STATED GOAL: Please set down all the lines beneath this one exactly, without the pictures.

##### AVAILABLE DATA

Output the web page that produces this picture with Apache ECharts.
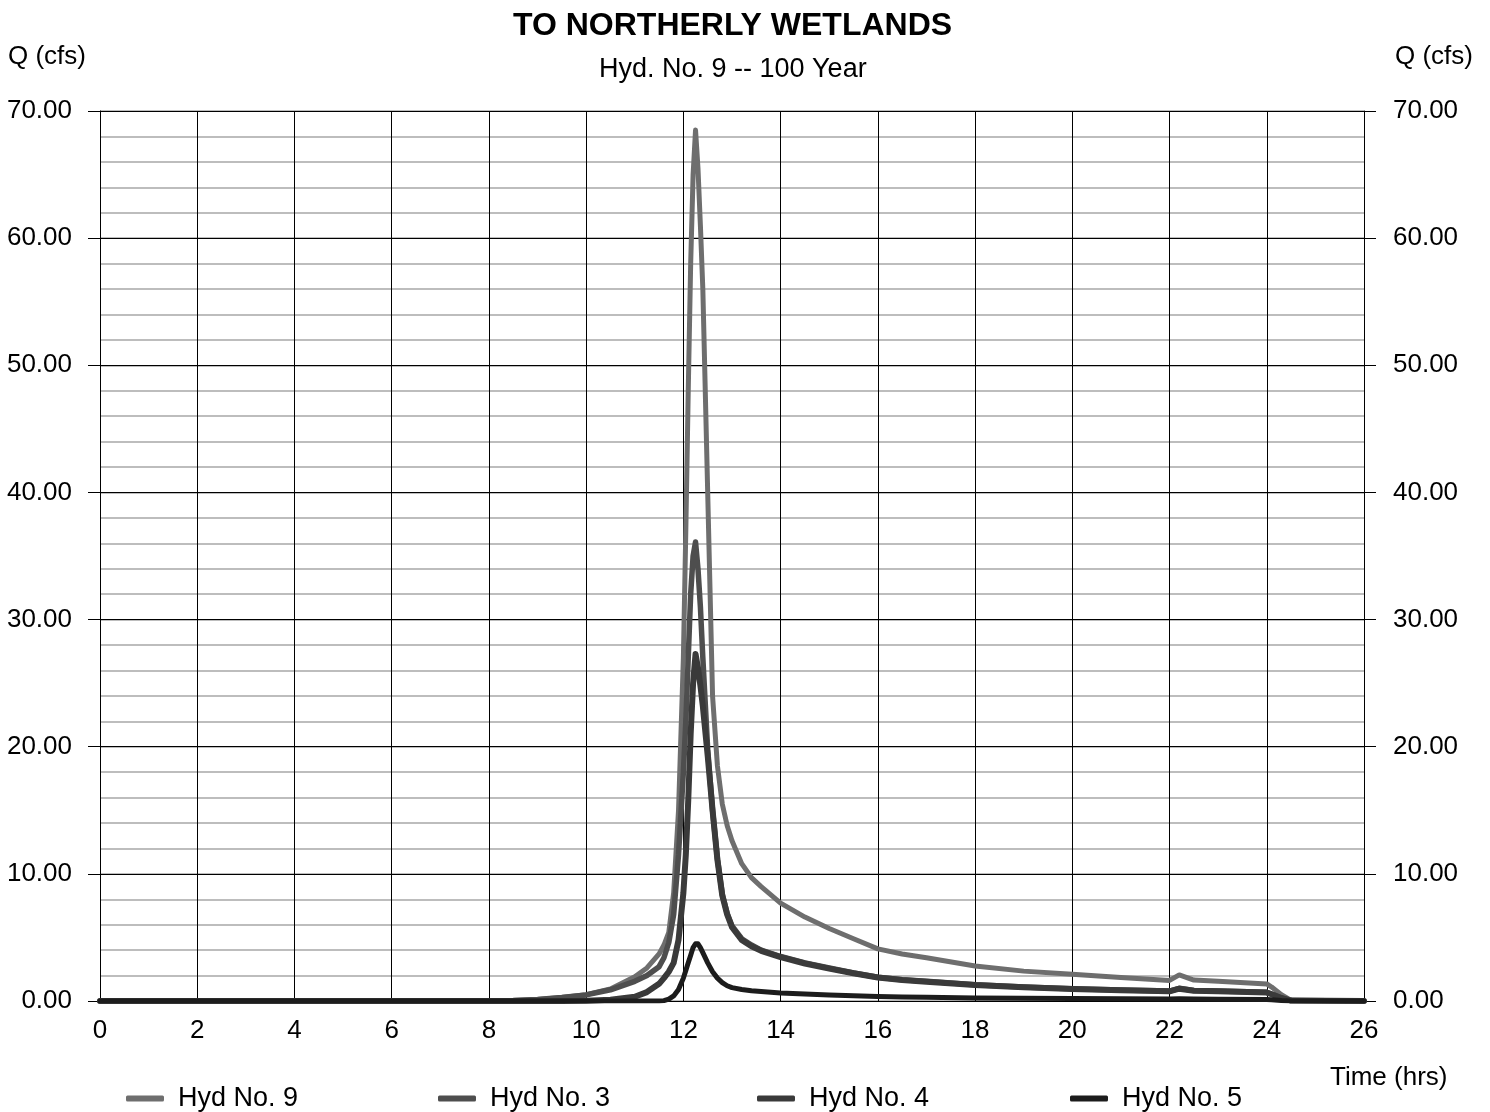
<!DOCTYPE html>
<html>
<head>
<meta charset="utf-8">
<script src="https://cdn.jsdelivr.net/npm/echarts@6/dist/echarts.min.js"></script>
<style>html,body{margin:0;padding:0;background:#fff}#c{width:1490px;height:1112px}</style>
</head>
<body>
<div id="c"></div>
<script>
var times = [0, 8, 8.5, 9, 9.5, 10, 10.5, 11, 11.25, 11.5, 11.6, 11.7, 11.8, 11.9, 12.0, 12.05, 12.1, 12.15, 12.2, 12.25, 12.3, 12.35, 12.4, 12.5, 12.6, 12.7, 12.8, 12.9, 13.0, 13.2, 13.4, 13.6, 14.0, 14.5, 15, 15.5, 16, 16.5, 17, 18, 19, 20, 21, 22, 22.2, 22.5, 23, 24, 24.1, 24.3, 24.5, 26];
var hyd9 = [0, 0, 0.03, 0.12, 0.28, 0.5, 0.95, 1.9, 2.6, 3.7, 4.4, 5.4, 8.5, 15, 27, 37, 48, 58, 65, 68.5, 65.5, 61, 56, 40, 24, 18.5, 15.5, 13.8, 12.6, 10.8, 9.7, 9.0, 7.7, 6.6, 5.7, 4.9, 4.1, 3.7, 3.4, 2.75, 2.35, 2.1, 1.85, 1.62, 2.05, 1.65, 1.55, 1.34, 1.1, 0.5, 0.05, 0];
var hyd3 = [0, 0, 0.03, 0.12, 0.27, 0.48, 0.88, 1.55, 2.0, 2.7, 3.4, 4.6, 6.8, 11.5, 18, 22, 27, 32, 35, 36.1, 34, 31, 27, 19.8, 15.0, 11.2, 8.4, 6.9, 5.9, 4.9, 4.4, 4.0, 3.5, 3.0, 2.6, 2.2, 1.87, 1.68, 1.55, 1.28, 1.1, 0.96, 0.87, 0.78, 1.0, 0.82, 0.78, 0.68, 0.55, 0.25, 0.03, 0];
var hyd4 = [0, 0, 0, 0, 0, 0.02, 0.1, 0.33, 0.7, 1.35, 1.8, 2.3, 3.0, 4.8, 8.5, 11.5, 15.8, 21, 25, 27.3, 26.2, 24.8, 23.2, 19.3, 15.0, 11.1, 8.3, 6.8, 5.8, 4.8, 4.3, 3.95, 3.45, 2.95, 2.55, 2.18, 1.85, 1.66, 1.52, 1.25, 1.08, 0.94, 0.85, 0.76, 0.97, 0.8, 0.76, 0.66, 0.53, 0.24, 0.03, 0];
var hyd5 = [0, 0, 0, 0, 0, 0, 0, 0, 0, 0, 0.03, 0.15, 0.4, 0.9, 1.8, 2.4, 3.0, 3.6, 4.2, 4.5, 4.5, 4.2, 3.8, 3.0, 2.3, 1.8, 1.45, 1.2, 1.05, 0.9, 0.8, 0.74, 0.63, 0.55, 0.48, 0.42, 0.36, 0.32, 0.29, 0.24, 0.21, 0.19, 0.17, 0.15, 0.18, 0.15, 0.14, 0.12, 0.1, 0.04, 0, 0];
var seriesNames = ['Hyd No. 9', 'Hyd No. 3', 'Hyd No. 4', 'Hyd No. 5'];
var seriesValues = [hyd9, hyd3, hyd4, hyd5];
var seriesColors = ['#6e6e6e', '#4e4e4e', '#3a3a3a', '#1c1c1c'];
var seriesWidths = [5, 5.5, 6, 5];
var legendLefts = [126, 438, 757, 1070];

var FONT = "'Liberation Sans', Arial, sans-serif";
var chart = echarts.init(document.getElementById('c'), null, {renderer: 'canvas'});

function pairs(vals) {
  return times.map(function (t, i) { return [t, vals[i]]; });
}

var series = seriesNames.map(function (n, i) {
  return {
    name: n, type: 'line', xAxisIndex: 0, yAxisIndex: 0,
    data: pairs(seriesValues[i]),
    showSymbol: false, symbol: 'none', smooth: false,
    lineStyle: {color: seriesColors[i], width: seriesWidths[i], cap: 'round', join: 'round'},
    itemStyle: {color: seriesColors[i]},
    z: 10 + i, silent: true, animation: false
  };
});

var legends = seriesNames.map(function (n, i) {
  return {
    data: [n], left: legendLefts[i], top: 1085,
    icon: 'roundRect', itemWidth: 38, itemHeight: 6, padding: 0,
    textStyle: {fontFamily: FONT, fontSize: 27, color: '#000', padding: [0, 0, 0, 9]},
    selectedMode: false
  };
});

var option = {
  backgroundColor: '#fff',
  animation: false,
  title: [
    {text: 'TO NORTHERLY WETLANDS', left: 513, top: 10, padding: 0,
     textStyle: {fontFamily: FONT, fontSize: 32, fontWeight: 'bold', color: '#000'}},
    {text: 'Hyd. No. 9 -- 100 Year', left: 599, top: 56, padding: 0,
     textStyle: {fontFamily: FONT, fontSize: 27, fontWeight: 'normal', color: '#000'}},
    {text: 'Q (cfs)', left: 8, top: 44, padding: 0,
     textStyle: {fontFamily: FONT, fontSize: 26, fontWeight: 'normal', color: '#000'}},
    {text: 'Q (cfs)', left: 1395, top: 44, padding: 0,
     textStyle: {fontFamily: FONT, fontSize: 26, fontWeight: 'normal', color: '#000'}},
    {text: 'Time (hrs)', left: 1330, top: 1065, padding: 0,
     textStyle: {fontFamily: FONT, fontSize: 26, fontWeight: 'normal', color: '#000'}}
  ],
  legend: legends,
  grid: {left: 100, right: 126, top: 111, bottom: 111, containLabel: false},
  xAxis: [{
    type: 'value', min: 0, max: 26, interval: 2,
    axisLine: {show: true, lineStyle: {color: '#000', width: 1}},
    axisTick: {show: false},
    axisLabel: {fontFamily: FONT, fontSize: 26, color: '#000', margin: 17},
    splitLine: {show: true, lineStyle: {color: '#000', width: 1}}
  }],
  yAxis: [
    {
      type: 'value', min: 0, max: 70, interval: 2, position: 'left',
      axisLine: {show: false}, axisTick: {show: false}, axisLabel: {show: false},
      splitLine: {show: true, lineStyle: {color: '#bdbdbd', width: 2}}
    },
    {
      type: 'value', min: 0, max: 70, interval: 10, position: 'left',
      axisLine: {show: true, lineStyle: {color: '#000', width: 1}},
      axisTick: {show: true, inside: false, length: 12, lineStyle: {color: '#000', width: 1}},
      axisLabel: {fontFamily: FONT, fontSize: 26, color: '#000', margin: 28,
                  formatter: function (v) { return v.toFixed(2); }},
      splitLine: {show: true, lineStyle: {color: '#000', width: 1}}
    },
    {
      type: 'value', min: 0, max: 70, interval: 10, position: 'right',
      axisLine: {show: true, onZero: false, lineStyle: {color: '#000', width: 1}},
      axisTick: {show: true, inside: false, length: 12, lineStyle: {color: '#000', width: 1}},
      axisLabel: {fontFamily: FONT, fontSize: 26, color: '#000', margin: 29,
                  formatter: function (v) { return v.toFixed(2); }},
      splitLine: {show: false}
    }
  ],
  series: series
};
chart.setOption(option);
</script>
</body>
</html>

##########

THE RESPONSE:
Output the web page that produces this picture with Apache ECharts.
<!DOCTYPE html>
<html>
<head>
<meta charset="utf-8">
<script src="https://cdn.jsdelivr.net/npm/echarts@6/dist/echarts.min.js"></script>
<style>html,body{margin:0;padding:0;background:#fff}#c{width:1490px;height:1112px}</style>
</head>
<body>
<div id="c"></div>
<script>
var times = [0, 8, 8.5, 9, 9.5, 10, 10.5, 11, 11.25, 11.5, 11.6, 11.7, 11.8, 11.9, 12.0, 12.05, 12.1, 12.15, 12.2, 12.25, 12.3, 12.35, 12.4, 12.5, 12.6, 12.7, 12.8, 12.9, 13.0, 13.2, 13.4, 13.6, 14.0, 14.5, 15, 15.5, 16, 16.5, 17, 18, 19, 20, 21, 22, 22.2, 22.5, 23, 24, 24.1, 24.3, 24.5, 26];
var hyd9 = [0, 0, 0.03, 0.12, 0.28, 0.5, 0.95, 1.9, 2.6, 3.7, 4.4, 5.4, 8.5, 15, 27, 37, 48, 58, 65, 68.5, 65.5, 61, 56, 40, 24, 18.5, 15.5, 13.8, 12.6, 10.8, 9.7, 9.0, 7.7, 6.6, 5.7, 4.9, 4.1, 3.7, 3.4, 2.75, 2.35, 2.1, 1.85, 1.62, 2.05, 1.65, 1.55, 1.34, 1.1, 0.5, 0.05, 0];
var hyd3 = [0, 0, 0.03, 0.12, 0.27, 0.48, 0.88, 1.55, 2.0, 2.7, 3.4, 4.6, 6.8, 11.5, 18, 22, 27, 32, 35, 36.1, 34, 31, 27, 19.8, 15.0, 11.2, 8.4, 6.9, 5.9, 4.9, 4.4, 4.0, 3.5, 3.0, 2.6, 2.2, 1.87, 1.68, 1.55, 1.28, 1.1, 0.96, 0.87, 0.78, 1.0, 0.82, 0.78, 0.68, 0.55, 0.25, 0.03, 0];
var hyd4 = [0, 0, 0, 0, 0, 0.02, 0.1, 0.33, 0.7, 1.35, 1.8, 2.3, 3.0, 4.8, 8.5, 11.5, 15.8, 21, 25, 27.3, 26.2, 24.8, 23.2, 19.3, 15.0, 11.1, 8.3, 6.8, 5.8, 4.8, 4.3, 3.95, 3.45, 2.95, 2.55, 2.18, 1.85, 1.66, 1.52, 1.25, 1.08, 0.94, 0.85, 0.76, 0.97, 0.8, 0.76, 0.66, 0.53, 0.24, 0.03, 0];
var hyd5 = [0, 0, 0, 0, 0, 0, 0, 0, 0, 0, 0.03, 0.15, 0.4, 0.9, 1.8, 2.4, 3.0, 3.6, 4.2, 4.5, 4.5, 4.2, 3.8, 3.0, 2.3, 1.8, 1.45, 1.2, 1.05, 0.9, 0.8, 0.74, 0.63, 0.55, 0.48, 0.42, 0.36, 0.32, 0.29, 0.24, 0.21, 0.19, 0.17, 0.15, 0.18, 0.15, 0.14, 0.12, 0.1, 0.04, 0, 0];
var seriesNames = ['Hyd No. 9', 'Hyd No. 3', 'Hyd No. 4', 'Hyd No. 5'];
var seriesValues = [hyd9, hyd3, hyd4, hyd5];
var seriesColors = ['#6e6e6e', '#4e4e4e', '#3a3a3a', '#1c1c1c'];
var seriesWidths = [5, 5.5, 6, 5];
var legendLefts = [126, 438, 757, 1070];

var FONT = "'Liberation Sans', Arial, sans-serif";
var chart = echarts.init(document.getElementById('c'), null, {renderer: 'canvas'});

function pairs(vals) {
  return times.map(function (t, i) { return [t, vals[i]]; });
}

var series = seriesNames.map(function (n, i) {
  return {
    name: n, type: 'line', xAxisIndex: 0, yAxisIndex: 0,
    data: pairs(seriesValues[i]),
    showSymbol: false, symbol: 'none', smooth: false,
    lineStyle: {color: seriesColors[i], width: seriesWidths[i], cap: 'round', join: 'round'},
    itemStyle: {color: seriesColors[i]},
    z: 10 + i, silent: true, animation: false
  };
});

var legends = seriesNames.map(function (n, i) {
  return {
    data: [n], left: legendLefts[i], top: 1085,
    icon: 'roundRect', itemWidth: 38, itemHeight: 6, padding: 0,
    textStyle: {fontFamily: FONT, fontSize: 27, color: '#000', padding: [0, 0, 0, 9]},
    selectedMode: false
  };
});

var option = {
  backgroundColor: '#fff',
  animation: false,
  title: [
    {text: 'TO NORTHERLY WETLANDS', left: 513, top: 10, padding: 0,
     textStyle: {fontFamily: FONT, fontSize: 32, fontWeight: 'bold', color: '#000'}},
    {text: 'Hyd. No. 9 -- 100 Year', left: 599, top: 56, padding: 0,
     textStyle: {fontFamily: FONT, fontSize: 27, fontWeight: 'normal', color: '#000'}},
    {text: 'Q (cfs)', left: 8, top: 44, padding: 0,
     textStyle: {fontFamily: FONT, fontSize: 26, fontWeight: 'normal', color: '#000'}},
    {text: 'Q (cfs)', left: 1395, top: 44, padding: 0,
     textStyle: {fontFamily: FONT, fontSize: 26, fontWeight: 'normal', color: '#000'}},
    {text: 'Time (hrs)', left: 1330, top: 1065, padding: 0,
     textStyle: {fontFamily: FONT, fontSize: 26, fontWeight: 'normal', color: '#000'}}
  ],
  legend: legends,
  grid: {left: 100, right: 126, top: 111, bottom: 111, containLabel: false},
  xAxis: [{
    type: 'value', min: 0, max: 26, interval: 2,
    axisLine: {show: true, lineStyle: {color: '#000', width: 1}},
    axisTick: {show: false},
    axisLabel: {fontFamily: FONT, fontSize: 26, color: '#000', margin: 17},
    splitLine: {show: true, lineStyle: {color: '#000', width: 1}}
  }],
  yAxis: [
    {
      type: 'value', min: 0, max: 70, interval: 2, position: 'left',
      axisLine: {show: false}, axisTick: {show: false}, axisLabel: {show: false},
      splitLine: {show: true, lineStyle: {color: '#bdbdbd', width: 2}}
    },
    {
      type: 'value', min: 0, max: 70, interval: 10, position: 'left',
      axisLine: {show: true, lineStyle: {color: '#000', width: 1}},
      axisTick: {show: true, inside: false, length: 12, lineStyle: {color: '#000', width: 1}},
      axisLabel: {fontFamily: FONT, fontSize: 26, color: '#000', margin: 28,
                  formatter: function (v) { return v.toFixed(2); }},
      splitLine: {show: true, lineStyle: {color: '#000', width: 1}}
    },
    {
      type: 'value', min: 0, max: 70, interval: 10, position: 'right',
      axisLine: {show: true, onZero: false, lineStyle: {color: '#000', width: 1}},
      axisTick: {show: true, inside: false, length: 12, lineStyle: {color: '#000', width: 1}},
      axisLabel: {fontFamily: FONT, fontSize: 26, color: '#000', margin: 29,
                  formatter: function (v) { return v.toFixed(2); }},
      splitLine: {show: false}
    }
  ],
  series: series
};
chart.setOption(option);
</script>
</body>
</html>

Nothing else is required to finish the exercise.